#### Problem
Extract only the lines running from the top of the entries to the line that holds "fig = go.Figure()". Include that line and omit the pictures.

** Start of The data **

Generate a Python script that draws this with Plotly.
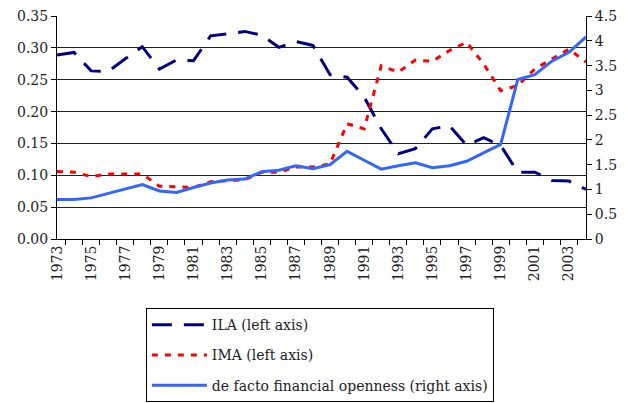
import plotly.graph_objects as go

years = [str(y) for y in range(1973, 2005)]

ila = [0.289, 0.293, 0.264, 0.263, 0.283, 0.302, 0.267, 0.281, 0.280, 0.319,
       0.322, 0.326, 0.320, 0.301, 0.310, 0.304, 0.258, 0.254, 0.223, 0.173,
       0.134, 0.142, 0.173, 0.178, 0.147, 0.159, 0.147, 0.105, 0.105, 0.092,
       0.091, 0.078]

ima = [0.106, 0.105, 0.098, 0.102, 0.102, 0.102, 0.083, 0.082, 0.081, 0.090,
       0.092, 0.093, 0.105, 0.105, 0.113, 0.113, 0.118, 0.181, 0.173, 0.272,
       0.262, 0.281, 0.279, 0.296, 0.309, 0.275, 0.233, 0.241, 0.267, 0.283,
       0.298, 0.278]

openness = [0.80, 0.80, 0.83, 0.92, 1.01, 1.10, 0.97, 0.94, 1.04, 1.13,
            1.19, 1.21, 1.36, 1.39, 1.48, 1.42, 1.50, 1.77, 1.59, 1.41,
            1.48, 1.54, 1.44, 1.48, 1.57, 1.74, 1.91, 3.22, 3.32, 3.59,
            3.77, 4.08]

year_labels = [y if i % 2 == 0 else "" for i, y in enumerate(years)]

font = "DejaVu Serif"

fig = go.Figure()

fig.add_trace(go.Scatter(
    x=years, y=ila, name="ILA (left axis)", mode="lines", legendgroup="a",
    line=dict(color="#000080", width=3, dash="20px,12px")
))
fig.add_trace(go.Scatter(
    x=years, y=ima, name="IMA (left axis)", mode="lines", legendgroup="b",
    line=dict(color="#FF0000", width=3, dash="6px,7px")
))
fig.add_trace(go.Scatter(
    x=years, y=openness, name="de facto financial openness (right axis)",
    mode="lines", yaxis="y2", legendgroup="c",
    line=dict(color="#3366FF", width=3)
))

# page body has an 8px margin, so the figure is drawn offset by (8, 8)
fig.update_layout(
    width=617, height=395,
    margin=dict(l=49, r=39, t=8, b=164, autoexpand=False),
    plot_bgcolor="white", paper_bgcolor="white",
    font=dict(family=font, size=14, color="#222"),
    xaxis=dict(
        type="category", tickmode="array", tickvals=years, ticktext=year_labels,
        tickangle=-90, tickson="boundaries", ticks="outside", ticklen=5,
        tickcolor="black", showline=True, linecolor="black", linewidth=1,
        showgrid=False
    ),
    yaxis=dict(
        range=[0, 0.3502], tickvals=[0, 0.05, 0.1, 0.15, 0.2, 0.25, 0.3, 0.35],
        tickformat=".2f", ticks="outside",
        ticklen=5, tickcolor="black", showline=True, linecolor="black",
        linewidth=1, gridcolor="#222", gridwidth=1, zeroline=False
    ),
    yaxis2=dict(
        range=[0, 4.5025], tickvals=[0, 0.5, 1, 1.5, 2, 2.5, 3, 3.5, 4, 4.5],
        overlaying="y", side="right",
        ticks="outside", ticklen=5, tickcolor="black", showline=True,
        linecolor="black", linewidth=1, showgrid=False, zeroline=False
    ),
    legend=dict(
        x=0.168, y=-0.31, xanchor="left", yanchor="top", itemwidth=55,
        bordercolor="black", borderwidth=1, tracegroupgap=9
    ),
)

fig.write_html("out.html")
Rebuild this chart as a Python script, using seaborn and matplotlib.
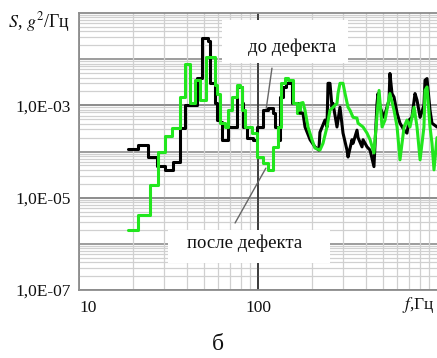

** End of The data **

#### The reply
Generate a Python script that draws this with Plotly.
import plotly.graph_objects as go

years = [str(y) for y in range(1973, 2005)]

ila = [0.289, 0.293, 0.264, 0.263, 0.283, 0.302, 0.267, 0.281, 0.280, 0.319,
       0.322, 0.326, 0.320, 0.301, 0.310, 0.304, 0.258, 0.254, 0.223, 0.173,
       0.134, 0.142, 0.173, 0.178, 0.147, 0.159, 0.147, 0.105, 0.105, 0.092,
       0.091, 0.078]

ima = [0.106, 0.105, 0.098, 0.102, 0.102, 0.102, 0.083, 0.082, 0.081, 0.090,
       0.092, 0.093, 0.105, 0.105, 0.113, 0.113, 0.118, 0.181, 0.173, 0.272,
       0.262, 0.281, 0.279, 0.296, 0.309, 0.275, 0.233, 0.241, 0.267, 0.283,
       0.298, 0.278]

openness = [0.80, 0.80, 0.83, 0.92, 1.01, 1.10, 0.97, 0.94, 1.04, 1.13,
            1.19, 1.21, 1.36, 1.39, 1.48, 1.42, 1.50, 1.77, 1.59, 1.41,
            1.48, 1.54, 1.44, 1.48, 1.57, 1.74, 1.91, 3.22, 3.32, 3.59,
            3.77, 4.08]

year_labels = [y if i % 2 == 0 else "" for i, y in enumerate(years)]

font = "DejaVu Serif"

fig = go.Figure()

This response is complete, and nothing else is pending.